**Charts and diagrams as code**
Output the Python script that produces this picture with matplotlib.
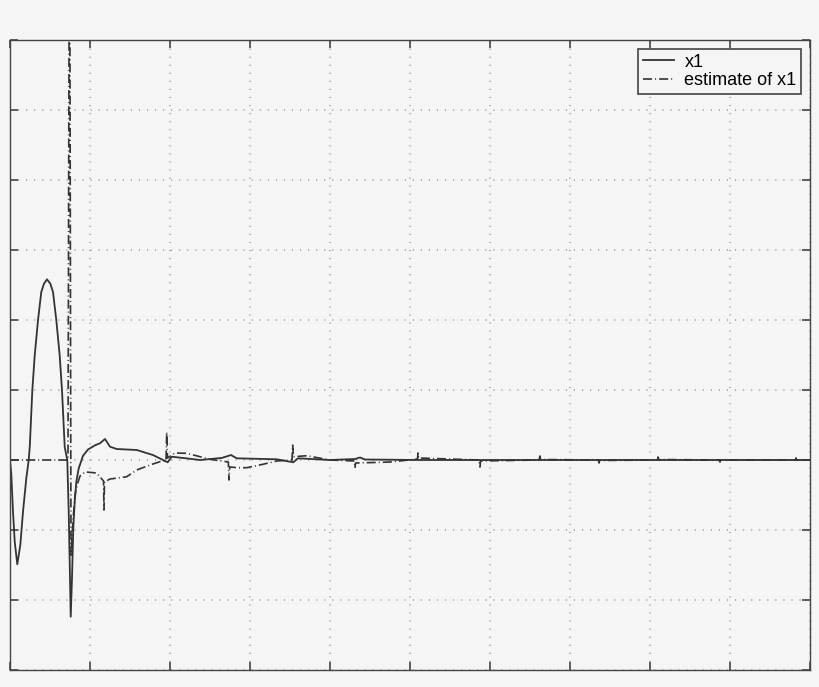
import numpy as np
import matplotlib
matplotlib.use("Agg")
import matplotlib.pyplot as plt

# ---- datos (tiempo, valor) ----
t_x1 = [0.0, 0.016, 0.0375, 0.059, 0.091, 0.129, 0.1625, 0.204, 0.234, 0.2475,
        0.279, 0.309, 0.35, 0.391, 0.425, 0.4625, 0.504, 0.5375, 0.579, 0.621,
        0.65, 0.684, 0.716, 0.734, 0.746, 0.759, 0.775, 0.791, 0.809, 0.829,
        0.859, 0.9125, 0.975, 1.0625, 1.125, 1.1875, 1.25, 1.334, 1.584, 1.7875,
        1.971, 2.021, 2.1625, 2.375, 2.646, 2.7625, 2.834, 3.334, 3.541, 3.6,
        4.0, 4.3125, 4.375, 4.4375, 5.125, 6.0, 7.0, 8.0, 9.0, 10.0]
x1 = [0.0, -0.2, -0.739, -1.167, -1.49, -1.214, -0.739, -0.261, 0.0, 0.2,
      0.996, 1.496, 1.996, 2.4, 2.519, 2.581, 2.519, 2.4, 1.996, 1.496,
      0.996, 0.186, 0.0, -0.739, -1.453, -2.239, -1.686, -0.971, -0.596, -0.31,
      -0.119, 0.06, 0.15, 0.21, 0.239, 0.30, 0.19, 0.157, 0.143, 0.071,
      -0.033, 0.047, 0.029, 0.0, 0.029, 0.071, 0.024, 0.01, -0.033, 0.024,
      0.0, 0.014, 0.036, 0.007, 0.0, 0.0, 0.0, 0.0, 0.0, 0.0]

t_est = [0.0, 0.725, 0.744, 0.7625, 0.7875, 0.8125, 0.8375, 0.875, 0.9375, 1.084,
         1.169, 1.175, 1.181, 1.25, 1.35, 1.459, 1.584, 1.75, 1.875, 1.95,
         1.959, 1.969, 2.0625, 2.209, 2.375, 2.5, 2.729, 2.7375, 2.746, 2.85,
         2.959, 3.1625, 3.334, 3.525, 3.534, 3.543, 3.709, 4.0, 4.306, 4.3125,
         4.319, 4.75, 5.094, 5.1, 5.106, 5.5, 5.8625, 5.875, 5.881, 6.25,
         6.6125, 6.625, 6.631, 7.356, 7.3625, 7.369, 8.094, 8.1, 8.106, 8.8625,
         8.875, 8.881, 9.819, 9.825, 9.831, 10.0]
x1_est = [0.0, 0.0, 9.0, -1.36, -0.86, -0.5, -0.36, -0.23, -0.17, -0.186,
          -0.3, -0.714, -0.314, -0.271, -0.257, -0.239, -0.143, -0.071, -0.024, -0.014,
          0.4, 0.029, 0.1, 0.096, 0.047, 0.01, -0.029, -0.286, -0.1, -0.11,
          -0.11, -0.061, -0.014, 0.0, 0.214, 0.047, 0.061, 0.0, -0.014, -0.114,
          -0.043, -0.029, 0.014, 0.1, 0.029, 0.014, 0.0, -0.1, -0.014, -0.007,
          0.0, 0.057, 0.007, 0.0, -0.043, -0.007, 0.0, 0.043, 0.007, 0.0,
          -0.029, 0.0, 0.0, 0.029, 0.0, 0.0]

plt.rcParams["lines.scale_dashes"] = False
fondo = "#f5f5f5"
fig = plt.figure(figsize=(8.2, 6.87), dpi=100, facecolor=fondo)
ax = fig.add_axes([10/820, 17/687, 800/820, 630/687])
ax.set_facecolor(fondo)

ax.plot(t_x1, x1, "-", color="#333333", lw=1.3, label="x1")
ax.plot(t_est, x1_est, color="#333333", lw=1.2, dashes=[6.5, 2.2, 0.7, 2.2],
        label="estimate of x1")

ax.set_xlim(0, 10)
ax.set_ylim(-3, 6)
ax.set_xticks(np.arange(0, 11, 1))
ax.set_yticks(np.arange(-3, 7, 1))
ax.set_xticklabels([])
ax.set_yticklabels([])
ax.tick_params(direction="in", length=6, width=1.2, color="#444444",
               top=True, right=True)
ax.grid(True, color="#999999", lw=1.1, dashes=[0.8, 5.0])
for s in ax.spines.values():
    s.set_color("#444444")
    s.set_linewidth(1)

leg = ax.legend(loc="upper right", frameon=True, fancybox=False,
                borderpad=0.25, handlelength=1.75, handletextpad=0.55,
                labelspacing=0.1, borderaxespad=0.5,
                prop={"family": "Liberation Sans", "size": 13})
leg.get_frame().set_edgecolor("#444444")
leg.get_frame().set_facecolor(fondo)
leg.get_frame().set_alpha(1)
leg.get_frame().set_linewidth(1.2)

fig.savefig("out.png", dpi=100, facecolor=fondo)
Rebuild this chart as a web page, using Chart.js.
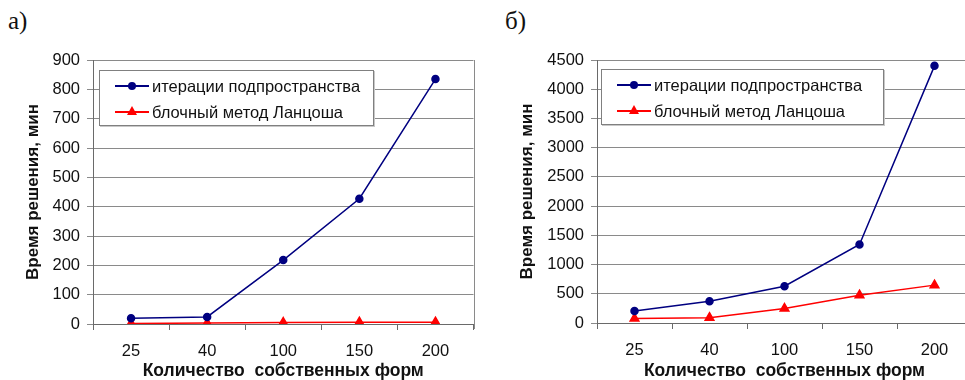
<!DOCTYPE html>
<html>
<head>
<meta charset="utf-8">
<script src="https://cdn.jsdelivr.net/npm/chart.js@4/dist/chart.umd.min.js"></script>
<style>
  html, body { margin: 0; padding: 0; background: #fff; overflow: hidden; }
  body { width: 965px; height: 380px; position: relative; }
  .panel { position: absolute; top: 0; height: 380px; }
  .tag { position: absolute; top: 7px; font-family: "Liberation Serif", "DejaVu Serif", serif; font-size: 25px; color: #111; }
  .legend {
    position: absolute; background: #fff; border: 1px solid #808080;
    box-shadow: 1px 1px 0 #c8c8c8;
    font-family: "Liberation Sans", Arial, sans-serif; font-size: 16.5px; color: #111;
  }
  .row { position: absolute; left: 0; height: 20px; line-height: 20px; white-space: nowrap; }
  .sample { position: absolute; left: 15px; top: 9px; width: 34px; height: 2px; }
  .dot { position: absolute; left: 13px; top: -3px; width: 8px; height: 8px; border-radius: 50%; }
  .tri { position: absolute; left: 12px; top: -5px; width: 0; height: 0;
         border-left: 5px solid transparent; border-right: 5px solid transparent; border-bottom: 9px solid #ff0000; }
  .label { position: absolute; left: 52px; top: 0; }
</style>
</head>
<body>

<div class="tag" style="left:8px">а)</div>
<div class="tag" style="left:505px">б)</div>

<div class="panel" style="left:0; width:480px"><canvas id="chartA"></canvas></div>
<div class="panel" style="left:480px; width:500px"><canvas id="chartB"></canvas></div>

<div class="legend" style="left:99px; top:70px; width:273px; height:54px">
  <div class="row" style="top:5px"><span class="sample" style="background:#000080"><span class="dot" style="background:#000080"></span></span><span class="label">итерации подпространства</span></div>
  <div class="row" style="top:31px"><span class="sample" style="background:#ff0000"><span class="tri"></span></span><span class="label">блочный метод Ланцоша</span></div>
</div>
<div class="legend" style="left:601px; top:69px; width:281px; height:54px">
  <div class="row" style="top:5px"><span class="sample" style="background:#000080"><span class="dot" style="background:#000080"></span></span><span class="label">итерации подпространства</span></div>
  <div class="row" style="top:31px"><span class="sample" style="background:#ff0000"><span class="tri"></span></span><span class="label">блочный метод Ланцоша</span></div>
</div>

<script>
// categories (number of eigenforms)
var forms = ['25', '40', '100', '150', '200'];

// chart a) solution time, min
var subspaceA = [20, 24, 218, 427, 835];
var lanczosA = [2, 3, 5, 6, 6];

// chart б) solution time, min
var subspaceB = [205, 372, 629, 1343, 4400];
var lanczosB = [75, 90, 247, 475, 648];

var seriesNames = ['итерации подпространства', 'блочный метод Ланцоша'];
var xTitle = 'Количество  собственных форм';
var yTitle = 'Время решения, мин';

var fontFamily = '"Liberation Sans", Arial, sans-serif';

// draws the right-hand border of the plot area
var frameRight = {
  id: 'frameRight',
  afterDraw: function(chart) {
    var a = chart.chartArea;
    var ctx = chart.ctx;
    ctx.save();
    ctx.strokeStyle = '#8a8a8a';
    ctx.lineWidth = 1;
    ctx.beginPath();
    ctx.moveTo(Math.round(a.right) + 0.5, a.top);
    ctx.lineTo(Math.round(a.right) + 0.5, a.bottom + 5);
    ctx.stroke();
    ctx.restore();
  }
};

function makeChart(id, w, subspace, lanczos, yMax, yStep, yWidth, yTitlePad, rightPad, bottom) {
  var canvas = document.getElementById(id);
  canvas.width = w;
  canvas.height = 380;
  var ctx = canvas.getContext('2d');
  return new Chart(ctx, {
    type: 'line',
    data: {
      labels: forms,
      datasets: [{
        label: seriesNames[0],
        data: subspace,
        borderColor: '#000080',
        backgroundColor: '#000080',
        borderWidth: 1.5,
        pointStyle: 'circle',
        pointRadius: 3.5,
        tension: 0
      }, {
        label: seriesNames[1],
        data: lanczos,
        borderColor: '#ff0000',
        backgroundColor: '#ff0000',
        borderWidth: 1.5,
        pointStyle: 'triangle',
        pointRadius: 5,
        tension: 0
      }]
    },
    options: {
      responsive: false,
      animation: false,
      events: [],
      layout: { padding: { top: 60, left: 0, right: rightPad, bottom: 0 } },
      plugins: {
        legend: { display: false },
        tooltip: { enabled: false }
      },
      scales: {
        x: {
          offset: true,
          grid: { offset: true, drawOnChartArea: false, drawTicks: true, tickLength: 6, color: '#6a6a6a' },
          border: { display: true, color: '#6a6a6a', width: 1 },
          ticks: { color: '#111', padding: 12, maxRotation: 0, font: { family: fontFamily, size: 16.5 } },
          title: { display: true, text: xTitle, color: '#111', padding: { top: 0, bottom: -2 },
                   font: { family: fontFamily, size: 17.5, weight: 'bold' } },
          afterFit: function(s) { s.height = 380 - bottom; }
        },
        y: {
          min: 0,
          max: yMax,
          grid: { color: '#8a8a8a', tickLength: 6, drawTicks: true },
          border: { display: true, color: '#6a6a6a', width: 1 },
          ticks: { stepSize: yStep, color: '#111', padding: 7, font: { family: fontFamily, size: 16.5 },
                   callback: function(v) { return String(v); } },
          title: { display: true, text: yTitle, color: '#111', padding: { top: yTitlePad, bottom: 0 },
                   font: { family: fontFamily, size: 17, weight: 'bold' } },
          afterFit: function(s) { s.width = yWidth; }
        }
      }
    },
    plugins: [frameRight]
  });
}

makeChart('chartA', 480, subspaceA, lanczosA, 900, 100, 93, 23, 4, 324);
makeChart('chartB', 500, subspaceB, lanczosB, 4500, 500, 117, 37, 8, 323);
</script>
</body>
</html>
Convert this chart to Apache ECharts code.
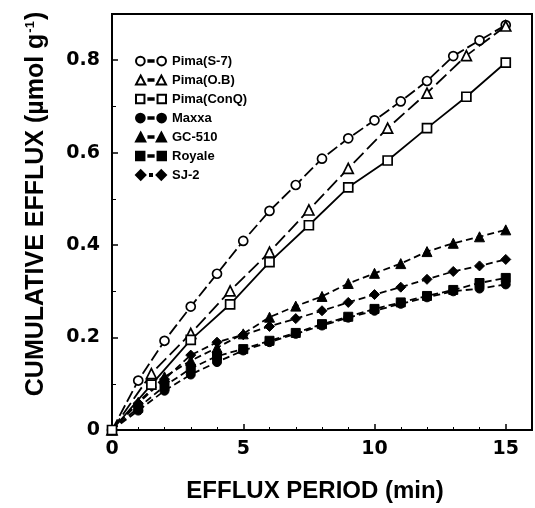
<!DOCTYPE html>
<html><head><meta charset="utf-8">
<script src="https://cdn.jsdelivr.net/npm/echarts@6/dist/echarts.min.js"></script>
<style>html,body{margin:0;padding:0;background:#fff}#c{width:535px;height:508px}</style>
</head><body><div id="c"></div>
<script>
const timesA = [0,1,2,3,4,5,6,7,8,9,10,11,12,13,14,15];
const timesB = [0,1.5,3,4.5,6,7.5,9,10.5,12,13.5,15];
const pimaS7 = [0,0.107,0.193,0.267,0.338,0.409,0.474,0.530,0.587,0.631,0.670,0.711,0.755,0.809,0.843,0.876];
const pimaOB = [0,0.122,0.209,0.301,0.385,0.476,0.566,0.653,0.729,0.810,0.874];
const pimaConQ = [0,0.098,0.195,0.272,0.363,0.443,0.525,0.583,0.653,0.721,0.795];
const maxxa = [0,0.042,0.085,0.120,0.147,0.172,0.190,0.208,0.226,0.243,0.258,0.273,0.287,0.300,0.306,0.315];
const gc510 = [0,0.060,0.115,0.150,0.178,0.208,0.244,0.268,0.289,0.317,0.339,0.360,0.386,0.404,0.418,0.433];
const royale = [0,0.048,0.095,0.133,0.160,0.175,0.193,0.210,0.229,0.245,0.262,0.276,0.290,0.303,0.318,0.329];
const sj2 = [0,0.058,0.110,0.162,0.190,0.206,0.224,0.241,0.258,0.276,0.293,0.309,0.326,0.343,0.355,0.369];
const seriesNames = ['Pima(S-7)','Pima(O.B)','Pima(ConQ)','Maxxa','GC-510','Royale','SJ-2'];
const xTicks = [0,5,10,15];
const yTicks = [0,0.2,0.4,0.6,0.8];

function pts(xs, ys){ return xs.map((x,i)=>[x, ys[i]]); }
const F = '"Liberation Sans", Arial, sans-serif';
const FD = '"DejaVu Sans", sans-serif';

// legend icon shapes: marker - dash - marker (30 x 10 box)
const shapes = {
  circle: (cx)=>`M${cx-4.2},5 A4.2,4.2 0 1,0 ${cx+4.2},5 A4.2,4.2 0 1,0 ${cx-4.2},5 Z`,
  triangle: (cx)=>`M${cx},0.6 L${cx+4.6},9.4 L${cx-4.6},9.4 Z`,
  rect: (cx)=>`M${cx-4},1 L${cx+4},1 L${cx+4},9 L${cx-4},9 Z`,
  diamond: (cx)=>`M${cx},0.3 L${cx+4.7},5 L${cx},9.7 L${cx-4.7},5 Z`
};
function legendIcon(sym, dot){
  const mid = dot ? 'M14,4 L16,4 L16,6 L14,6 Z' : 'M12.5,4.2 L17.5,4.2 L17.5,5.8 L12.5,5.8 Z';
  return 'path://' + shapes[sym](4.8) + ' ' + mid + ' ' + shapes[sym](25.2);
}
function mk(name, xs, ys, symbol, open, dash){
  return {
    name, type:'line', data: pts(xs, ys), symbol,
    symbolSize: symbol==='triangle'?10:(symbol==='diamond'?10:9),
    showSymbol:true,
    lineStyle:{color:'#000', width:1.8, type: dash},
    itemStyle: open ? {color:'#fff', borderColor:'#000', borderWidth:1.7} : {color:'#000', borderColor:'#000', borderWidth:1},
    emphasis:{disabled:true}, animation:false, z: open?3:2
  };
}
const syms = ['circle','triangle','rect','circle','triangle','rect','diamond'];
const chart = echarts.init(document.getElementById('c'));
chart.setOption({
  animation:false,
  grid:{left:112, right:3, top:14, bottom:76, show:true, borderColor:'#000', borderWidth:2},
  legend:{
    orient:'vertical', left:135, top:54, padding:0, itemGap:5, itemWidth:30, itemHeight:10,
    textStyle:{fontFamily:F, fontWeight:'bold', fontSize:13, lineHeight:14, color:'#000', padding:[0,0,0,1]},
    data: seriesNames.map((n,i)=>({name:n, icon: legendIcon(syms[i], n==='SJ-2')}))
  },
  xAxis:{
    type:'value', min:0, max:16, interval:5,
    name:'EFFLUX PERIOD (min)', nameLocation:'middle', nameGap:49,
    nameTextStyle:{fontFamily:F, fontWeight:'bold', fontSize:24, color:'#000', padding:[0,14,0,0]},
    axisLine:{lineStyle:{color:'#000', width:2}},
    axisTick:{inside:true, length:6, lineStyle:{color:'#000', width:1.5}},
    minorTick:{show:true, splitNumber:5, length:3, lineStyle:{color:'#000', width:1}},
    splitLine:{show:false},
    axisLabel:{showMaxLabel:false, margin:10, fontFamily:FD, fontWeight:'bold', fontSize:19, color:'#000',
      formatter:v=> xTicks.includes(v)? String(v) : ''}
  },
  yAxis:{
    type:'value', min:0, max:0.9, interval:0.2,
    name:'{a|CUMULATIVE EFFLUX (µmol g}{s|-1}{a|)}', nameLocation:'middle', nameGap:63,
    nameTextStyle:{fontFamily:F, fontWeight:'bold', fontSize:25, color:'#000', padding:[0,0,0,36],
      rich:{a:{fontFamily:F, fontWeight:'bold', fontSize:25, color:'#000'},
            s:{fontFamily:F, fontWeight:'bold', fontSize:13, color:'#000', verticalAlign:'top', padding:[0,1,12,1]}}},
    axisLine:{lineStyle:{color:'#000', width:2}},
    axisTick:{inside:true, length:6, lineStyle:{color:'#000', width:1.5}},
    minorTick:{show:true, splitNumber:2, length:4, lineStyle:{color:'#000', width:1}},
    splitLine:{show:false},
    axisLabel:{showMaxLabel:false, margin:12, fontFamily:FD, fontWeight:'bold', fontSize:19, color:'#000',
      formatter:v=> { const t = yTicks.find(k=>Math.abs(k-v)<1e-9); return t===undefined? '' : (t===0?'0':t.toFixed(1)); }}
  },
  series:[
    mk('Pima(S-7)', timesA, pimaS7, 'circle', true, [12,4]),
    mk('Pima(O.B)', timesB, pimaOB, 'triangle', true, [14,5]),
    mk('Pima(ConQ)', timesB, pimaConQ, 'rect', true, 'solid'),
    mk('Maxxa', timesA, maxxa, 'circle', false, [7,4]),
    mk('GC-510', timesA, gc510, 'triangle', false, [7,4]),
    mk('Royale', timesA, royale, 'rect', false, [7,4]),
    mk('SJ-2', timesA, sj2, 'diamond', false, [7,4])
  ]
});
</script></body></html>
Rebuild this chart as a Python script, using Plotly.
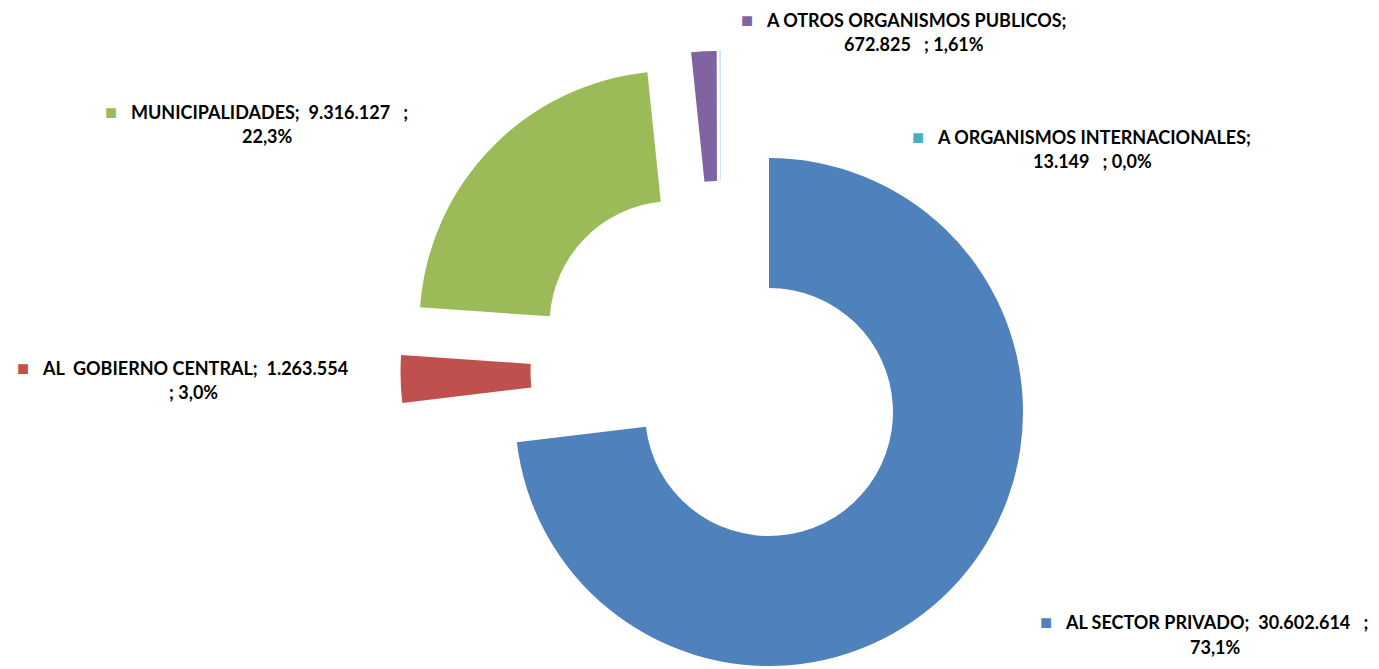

**Exercise task**
Take the material above from its first line through the line holding "0.0, 0.014, 0.036, 0.007, 0.0, 0.0, 0.0, 0.0, 0.0, 0.0]" and set it down exactly, without the pictures.

**Right answer**
Output the Python script that produces this picture with matplotlib.
import numpy as np
import matplotlib
matplotlib.use("Agg")
import matplotlib.pyplot as plt

# ---- datos (tiempo, valor) ----
t_x1 = [0.0, 0.016, 0.0375, 0.059, 0.091, 0.129, 0.1625, 0.204, 0.234, 0.2475,
        0.279, 0.309, 0.35, 0.391, 0.425, 0.4625, 0.504, 0.5375, 0.579, 0.621,
        0.65, 0.684, 0.716, 0.734, 0.746, 0.759, 0.775, 0.791, 0.809, 0.829,
        0.859, 0.9125, 0.975, 1.0625, 1.125, 1.1875, 1.25, 1.334, 1.584, 1.7875,
        1.971, 2.021, 2.1625, 2.375, 2.646, 2.7625, 2.834, 3.334, 3.541, 3.6,
        4.0, 4.3125, 4.375, 4.4375, 5.125, 6.0, 7.0, 8.0, 9.0, 10.0]
x1 = [0.0, -0.2, -0.739, -1.167, -1.49, -1.214, -0.739, -0.261, 0.0, 0.2,
      0.996, 1.496, 1.996, 2.4, 2.519, 2.581, 2.519, 2.4, 1.996, 1.496,
      0.996, 0.186, 0.0, -0.739, -1.453, -2.239, -1.686, -0.971, -0.596, -0.31,
      -0.119, 0.06, 0.15, 0.21, 0.239, 0.30, 0.19, 0.157, 0.143, 0.071,
      -0.033, 0.047, 0.029, 0.0, 0.029, 0.071, 0.024, 0.01, -0.033, 0.024,
      0.0, 0.014, 0.036, 0.007, 0.0, 0.0, 0.0, 0.0, 0.0, 0.0]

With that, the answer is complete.